PART FIVE: LEVEL THREE AWARDS
A feature of the honours system is the number of orders contained, although not all are available to members of the armed forces in recognition of purely military service. As with many other national orders around the world, some orders are divided into military and civil divisions, with divisions being denoted either by different ribbons or by differences in the badges of the order.
Members of the British armed forces can be awarded an Order of the Bath and/or an Order of the British Empire for meritorious service. There are no conditions of appointment included in the Statutes, and remains the prerogative of The Sovereign:
- Order of the Bath (Military Division): GCB, KCB/DCB, and CB (in order of precedence).
- Order of the British Empire (Military Division): GBE, KBE/DBE, CBE, OBE, and MBE (in order of precedence).
Repeat awards are available for both by promotion within the Order. It is usual for the level of award to be linked to the rank of the recipient, i.e. the higher the rank the higher the level of award received (JSP 761, October 2016, p.4A-1).
There are about 3,000 honours (in the civilian and military divisions) awarded annually (HoC, 2004, p.6):
- The Prime Minister’s List: About 1,000.
- The Diplomatic and Overseas List: About 150 submitted by the Foreign Secretary.
- The Defence Services List: About 200 submitted by the Defence Secretary.
Recipients can be recommended for an award in the New Year and Sovereign’s Birthday Honours List.

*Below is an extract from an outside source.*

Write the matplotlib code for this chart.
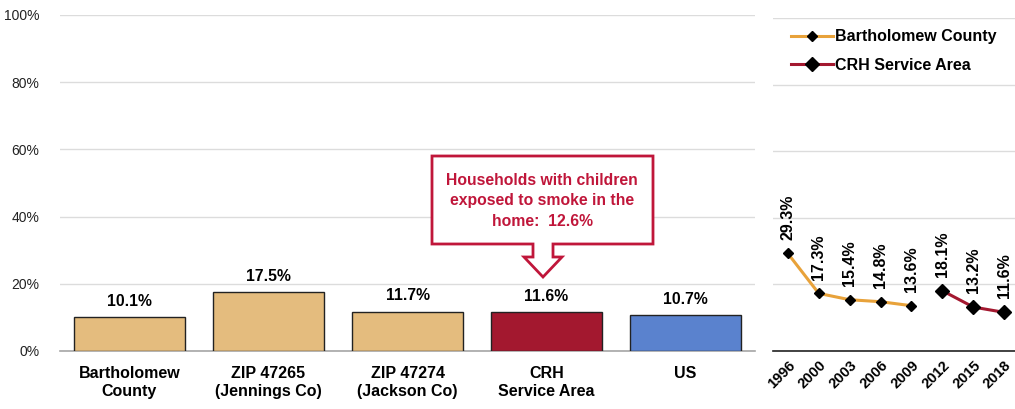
import matplotlib.pyplot as plt
import numpy as np
from matplotlib.patches import Polygon
from matplotlib.ticker import PercentFormatter

plt.rcParams['font.family'] = ['Liberation Sans Narrow', 'Liberation Sans', 'DejaVu Sans']

# bar chart data
categories = ['Bartholomew\nCounty', 'ZIP 47265\n(Jennings Co)', 'ZIP 47274\n(Jackson Co)',
              'CRH\nService Area', 'US']
values = [10.1, 17.5, 11.7, 11.6, 10.7]
bar_colors = ['#E4BC7E', '#E4BC7E', '#E4BC7E', '#A3182F', '#5A82CE']

# trend data
years = ['1996', '2000', '2003', '2006', '2009', '2012', '2015', '2018']
bartholomew = [29.3, 17.3, 15.4, 14.8, 13.6, np.nan, np.nan, np.nan]
crh = [np.nan, np.nan, np.nan, np.nan, np.nan, 18.1, 13.2, 11.6]

callout = 'Households with children\nexposed to smoke in the\nhome:  12.6%'

fig = plt.figure(figsize=(10.15, 4.09), dpi=100)
W, H = 1015, 409

# ---- left: bars ----
ax = fig.add_axes([60 / W, (409 - 351) / H, 695 / W, 336 / H])
x = np.arange(len(categories))
ax.bar(x, values, width=0.8, color=bar_colors, edgecolor='#222222', linewidth=1, zorder=3)
for i, v in enumerate(values):
    ax.annotate(f'{v}%', (i, v), xytext=(0, 6), textcoords='offset points',
                ha='center', va='bottom', fontsize=11.3, fontweight='bold')
ax.set_xlim(-0.5, len(categories) - 0.5)
ax.set_ylim(0, 100)
ax.set_yticks(range(0, 101, 20))
ax.yaxis.set_major_formatter(PercentFormatter(decimals=0))
ax.set_xticks(x)
ax.set_xticklabels(categories, fontsize=11.5, fontweight='bold')
ax.tick_params(axis='x', length=0, pad=11)
ax.tick_params(axis='y', length=0, pad=15, labelsize=10, labelcolor='#222222')
ax.grid(axis='y', color='#DCDCDC', linewidth=1, zorder=0)
for s in ['top', 'right', 'left']:
    ax.spines[s].set_visible(False)
ax.spines['bottom'].set_color('#A6A6A6')
ax.spines['bottom'].set_linewidth(1.2)

# callout box with arrow (pixel coords of figure)
box = [(432, 156), (653, 156), (653, 244), (553, 244), (553, 257), (562, 257),
       (543, 277), (524, 257), (533, 257), (533, 244), (432, 244)]
box = [(px / W, 1 - py / H) for px, py in box]
fig.patches.append(Polygon(box, closed=True, transform=fig.transFigure, facecolor='white',
                           edgecolor='#C0163A', linewidth=2, zorder=5))
fig.text(542 / W, 1 - 201 / H, callout, ha='center', va='center', color='#C0163A',
         fontsize=11.3, fontweight='bold', linespacing=1.45, zorder=6)

# ---- right: trend ----
ax2 = fig.add_axes([773 / W, (409 - 351) / H, 242 / W, 333 / H])
xi = np.arange(len(years))
ax2.plot(xi, bartholomew, color='#E8A23A', linewidth=2.2, marker='D', markersize=5,
         markerfacecolor='black', markeredgecolor='black', label='Bartholomew County')
ax2.plot(xi, crh, color='#A3182F', linewidth=2.2, marker='D', markersize=7,
         markerfacecolor='black', markeredgecolor='black', label='CRH Service Area')
for series in (bartholomew, crh):
    for i, v in enumerate(series):
        if not np.isnan(v):
            ax2.annotate(f'{v}%', (i, v), xytext=(0, 10), textcoords='offset points',
                         ha='center', va='bottom', rotation=90, fontsize=11.5,
                         fontweight='bold')
ax2.set_xlim(-0.48, 7.35)
ax2.set_ylim(0, 100)
ax2.set_yticks(range(0, 101, 20))
ax2.set_yticklabels([])
ax2.set_xticks(xi)
ax2.set_xticklabels(years, rotation=45, ha='right', rotation_mode='anchor',
                    fontsize=10.5, fontweight='bold')
ax2.tick_params(axis='both', length=0)
ax2.tick_params(axis='x', pad=5)
ax2.grid(axis='y', color='#DCDCDC', linewidth=1, zorder=0)
for s in ['top', 'right', 'left']:
    ax2.spines[s].set_visible(False)
ax2.spines['bottom'].set_color('#222222')
ax2.spines['bottom'].set_linewidth(1.2)
ax2.legend(loc='upper left', bbox_to_anchor=(0.05, 0.985), frameon=False,
           prop={'weight': 'bold', 'size': 11.5}, handlelength=2.6, handletextpad=0.15,
           labelspacing=0.85, borderaxespad=0)

fig.savefig('out.png', dpi=100)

There have been a number of reforms to the system over the years, the last extensive one in 1993, when the then Prime Minister John Major initiated various changes, notably to make it easier for the general public to nominate candidates for honours and to increase the number of those honoured for voluntary work.
5.1 Orders of the Bath
“The Order of the Bath, an honour most often nowadays conferred on senior civil servants and officers in the armed forces, is so-called because of the knightly medieval tradition of ritual bathing, but it is not truly medieval in origin, having been founded in 1725.” (HoC, 2004, p.10).
The Most Honourable Order of the Bath (Military Division) comprises three classes:
- The Knight Grand Cross (GCB);
- The Knight Commander (KCB)/Dame Commander (DCB); and
- The Companion (CB).
The Order of the Bath was instituted in 1725 by King George I. The 1810s saw an “extension of the Order of the Bath for military service in the Revolutionary and Napoleonic Wars against France…” (HoC, 2004, p.9).
5.2 Orders of the British Empire
The Most Excellent Order of the British Empire (Military Division) comprises five classes:
- Knights and Dames Grand Cross (GBE);
- Knights and Dames Commanders (KBE and DBE);
- Commanders (CBE);
- Officers (OBE); and
- Members (MBE).
The Most Excellent Order of the British Empire was instituted in 1917, in large part to honour civilian work during World War I.